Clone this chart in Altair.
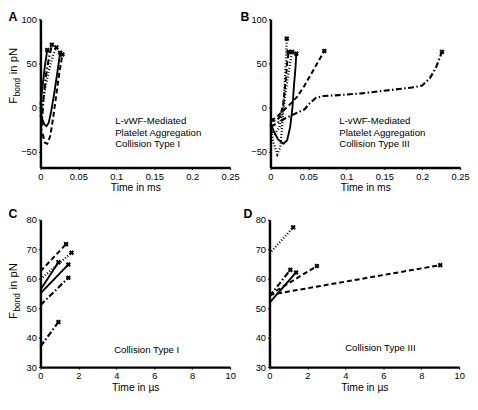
_ _ _ _
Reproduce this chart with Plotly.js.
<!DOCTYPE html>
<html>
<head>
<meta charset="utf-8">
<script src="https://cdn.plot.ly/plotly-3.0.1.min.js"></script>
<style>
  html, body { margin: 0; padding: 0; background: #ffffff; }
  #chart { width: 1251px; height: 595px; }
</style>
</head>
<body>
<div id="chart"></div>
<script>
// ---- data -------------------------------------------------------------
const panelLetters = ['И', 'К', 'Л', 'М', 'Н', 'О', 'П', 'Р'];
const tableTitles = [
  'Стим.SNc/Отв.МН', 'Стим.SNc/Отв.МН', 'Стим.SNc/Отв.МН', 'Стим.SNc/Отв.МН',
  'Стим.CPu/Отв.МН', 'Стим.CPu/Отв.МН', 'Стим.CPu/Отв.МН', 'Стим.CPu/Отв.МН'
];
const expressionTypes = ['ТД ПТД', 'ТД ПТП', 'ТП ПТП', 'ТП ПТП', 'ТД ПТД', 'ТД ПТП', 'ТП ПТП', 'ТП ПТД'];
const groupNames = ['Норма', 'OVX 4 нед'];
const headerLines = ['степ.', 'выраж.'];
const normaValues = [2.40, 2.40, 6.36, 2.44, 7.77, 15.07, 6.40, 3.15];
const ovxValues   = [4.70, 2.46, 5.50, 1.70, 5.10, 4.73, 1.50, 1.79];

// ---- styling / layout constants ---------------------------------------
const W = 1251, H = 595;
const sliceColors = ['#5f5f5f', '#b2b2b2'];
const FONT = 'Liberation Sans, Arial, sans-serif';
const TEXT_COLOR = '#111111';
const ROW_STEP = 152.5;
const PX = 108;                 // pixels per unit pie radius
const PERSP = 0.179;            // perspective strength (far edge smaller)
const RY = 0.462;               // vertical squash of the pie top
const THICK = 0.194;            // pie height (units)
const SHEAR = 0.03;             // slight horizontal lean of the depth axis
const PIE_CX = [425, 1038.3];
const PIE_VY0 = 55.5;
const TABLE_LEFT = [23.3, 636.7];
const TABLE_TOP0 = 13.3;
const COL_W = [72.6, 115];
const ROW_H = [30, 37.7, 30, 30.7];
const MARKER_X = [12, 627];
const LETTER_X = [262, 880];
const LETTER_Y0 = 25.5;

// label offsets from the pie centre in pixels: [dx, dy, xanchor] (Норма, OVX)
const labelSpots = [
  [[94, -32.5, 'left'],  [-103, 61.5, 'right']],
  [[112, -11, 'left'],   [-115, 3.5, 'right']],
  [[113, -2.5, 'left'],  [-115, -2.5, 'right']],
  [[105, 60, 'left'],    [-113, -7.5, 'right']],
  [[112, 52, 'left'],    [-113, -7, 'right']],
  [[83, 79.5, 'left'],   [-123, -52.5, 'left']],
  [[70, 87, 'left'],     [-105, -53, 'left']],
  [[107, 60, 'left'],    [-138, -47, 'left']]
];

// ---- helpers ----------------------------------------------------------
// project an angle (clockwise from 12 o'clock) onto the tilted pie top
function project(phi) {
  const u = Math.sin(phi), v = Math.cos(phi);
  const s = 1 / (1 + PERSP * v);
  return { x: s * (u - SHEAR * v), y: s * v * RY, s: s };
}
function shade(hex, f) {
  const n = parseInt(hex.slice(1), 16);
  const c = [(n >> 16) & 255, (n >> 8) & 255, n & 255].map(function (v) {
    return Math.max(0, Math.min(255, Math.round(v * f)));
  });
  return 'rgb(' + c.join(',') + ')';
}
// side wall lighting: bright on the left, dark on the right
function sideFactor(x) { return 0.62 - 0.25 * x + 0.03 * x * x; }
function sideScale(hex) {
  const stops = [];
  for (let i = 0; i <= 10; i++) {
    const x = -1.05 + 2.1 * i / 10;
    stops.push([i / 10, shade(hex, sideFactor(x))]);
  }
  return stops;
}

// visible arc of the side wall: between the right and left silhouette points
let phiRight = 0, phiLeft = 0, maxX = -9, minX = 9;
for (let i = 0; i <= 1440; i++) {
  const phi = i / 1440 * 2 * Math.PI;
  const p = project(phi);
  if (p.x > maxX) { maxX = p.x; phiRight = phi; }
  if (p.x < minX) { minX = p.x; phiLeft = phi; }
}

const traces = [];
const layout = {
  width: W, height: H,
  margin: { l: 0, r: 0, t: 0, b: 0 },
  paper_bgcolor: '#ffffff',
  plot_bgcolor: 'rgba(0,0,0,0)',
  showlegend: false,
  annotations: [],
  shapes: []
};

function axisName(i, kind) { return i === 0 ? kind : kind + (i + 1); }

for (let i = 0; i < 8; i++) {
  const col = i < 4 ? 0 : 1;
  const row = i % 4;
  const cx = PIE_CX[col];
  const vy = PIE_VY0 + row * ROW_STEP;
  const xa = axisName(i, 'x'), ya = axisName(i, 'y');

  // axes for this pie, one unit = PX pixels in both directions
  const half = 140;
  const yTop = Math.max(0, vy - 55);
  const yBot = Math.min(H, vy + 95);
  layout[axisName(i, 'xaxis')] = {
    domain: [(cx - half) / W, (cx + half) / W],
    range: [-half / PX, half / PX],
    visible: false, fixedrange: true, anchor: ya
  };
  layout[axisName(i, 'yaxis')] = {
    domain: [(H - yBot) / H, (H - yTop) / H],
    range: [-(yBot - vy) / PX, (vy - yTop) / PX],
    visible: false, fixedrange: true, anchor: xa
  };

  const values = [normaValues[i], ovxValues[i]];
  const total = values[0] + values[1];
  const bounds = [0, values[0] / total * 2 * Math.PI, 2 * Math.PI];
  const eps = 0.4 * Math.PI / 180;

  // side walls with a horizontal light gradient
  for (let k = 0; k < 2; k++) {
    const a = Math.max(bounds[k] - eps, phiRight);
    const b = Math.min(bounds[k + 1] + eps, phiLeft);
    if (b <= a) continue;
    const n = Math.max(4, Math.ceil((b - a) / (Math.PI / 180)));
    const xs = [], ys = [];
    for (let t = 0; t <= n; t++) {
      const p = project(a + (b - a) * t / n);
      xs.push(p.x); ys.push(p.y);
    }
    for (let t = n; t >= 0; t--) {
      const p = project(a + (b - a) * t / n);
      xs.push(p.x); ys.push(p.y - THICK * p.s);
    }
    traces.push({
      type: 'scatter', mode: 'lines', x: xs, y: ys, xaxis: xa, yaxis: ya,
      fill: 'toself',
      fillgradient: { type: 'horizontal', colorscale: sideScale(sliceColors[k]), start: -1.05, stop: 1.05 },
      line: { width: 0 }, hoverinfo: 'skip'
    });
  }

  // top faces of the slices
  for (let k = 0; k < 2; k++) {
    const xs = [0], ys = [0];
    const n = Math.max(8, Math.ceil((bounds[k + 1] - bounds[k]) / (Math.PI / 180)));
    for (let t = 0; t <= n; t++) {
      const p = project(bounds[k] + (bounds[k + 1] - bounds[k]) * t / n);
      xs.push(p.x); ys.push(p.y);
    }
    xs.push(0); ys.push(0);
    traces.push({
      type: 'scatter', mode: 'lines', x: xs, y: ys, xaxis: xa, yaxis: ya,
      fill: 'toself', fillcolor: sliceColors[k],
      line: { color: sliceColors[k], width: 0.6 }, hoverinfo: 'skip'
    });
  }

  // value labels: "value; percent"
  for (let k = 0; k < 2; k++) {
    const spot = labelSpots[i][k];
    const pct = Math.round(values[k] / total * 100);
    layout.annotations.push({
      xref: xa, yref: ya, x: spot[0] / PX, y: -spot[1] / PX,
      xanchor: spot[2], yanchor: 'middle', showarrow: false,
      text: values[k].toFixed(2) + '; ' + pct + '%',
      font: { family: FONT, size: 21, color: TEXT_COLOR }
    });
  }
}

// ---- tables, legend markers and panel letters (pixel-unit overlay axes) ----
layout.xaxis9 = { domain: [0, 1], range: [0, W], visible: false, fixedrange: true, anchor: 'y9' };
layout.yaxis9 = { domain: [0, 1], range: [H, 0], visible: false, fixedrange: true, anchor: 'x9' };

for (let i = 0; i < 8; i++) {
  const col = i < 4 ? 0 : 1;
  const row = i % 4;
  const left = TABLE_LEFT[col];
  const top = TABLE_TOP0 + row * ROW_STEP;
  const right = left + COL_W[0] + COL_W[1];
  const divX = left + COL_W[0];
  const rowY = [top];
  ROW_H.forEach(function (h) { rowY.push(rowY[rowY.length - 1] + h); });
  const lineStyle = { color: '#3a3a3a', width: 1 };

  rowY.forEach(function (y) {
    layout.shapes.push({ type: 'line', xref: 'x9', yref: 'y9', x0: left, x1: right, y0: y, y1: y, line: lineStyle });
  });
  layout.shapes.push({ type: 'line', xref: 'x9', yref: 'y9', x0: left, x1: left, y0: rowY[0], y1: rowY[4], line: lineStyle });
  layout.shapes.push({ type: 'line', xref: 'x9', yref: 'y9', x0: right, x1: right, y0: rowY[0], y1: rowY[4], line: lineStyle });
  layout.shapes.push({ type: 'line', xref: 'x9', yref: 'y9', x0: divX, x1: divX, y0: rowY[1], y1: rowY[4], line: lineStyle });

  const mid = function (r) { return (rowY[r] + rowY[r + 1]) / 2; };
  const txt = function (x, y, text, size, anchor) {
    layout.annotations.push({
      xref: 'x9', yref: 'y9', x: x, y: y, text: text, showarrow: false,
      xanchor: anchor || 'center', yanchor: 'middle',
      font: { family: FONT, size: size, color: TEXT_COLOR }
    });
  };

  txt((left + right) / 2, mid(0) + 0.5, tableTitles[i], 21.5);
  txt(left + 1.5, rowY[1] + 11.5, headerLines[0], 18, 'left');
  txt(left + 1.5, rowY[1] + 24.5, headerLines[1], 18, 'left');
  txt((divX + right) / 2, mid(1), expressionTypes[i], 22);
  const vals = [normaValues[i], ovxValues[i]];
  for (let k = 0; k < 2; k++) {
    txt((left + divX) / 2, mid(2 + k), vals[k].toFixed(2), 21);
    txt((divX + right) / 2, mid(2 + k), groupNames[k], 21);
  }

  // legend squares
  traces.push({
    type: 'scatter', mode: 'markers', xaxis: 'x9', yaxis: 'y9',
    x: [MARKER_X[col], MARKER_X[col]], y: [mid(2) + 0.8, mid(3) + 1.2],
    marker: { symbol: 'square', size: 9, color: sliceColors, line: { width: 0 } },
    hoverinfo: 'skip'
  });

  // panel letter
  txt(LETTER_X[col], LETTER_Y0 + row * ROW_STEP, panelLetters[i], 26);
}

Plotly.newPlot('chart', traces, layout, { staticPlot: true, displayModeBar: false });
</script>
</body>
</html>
_ _ _ _
Work to do
Copy out precisely the lines from the line with "Reproduce this chart with Plotly.js." to the line with "const LETTER_Y0 = 25.5;" in the material above, including those two lines and omitting all the rest.

Finished answer
Reproduce this chart with Plotly.js.
<!DOCTYPE html>
<html>
<head>
<meta charset="utf-8">
<script src="https://cdn.plot.ly/plotly-3.0.1.min.js"></script>
<style>
  html, body { margin: 0; padding: 0; background: #ffffff; }
  #chart { width: 1251px; height: 595px; }
</style>
</head>
<body>
<div id="chart"></div>
<script>
// ---- data -------------------------------------------------------------
const panelLetters = ['И', 'К', 'Л', 'М', 'Н', 'О', 'П', 'Р'];
const tableTitles = [
  'Стим.SNc/Отв.МН', 'Стим.SNc/Отв.МН', 'Стим.SNc/Отв.МН', 'Стим.SNc/Отв.МН',
  'Стим.CPu/Отв.МН', 'Стим.CPu/Отв.МН', 'Стим.CPu/Отв.МН', 'Стим.CPu/Отв.МН'
];
const expressionTypes = ['ТД ПТД', 'ТД ПТП', 'ТП ПТП', 'ТП ПТП', 'ТД ПТД', 'ТД ПТП', 'ТП ПТП', 'ТП ПТД'];
const groupNames = ['Норма', 'OVX 4 нед'];
const headerLines = ['степ.', 'выраж.'];
const normaValues = [2.40, 2.40, 6.36, 2.44, 7.77, 15.07, 6.40, 3.15];
const ovxValues   = [4.70, 2.46, 5.50, 1.70, 5.10, 4.73, 1.50, 1.79];

// ---- styling / layout constants ---------------------------------------
const W = 1251, H = 595;
const sliceColors = ['#5f5f5f', '#b2b2b2'];
const FONT = 'Liberation Sans, Arial, sans-serif';
const TEXT_COLOR = '#111111';
const ROW_STEP = 152.5;
const PX = 108;                 // pixels per unit pie radius
const PERSP = 0.179;            // perspective strength (far edge smaller)
const RY = 0.462;               // vertical squash of the pie top
const THICK = 0.194;            // pie height (units)
const SHEAR = 0.03;             // slight horizontal lean of the depth axis
const PIE_CX = [425, 1038.3];
const PIE_VY0 = 55.5;
const TABLE_LEFT = [23.3, 636.7];
const TABLE_TOP0 = 13.3;
const COL_W = [72.6, 115];
const ROW_H = [30, 37.7, 30, 30.7];
const MARKER_X = [12, 627];
const LETTER_X = [262, 880];
const LETTER_Y0 = 25.5;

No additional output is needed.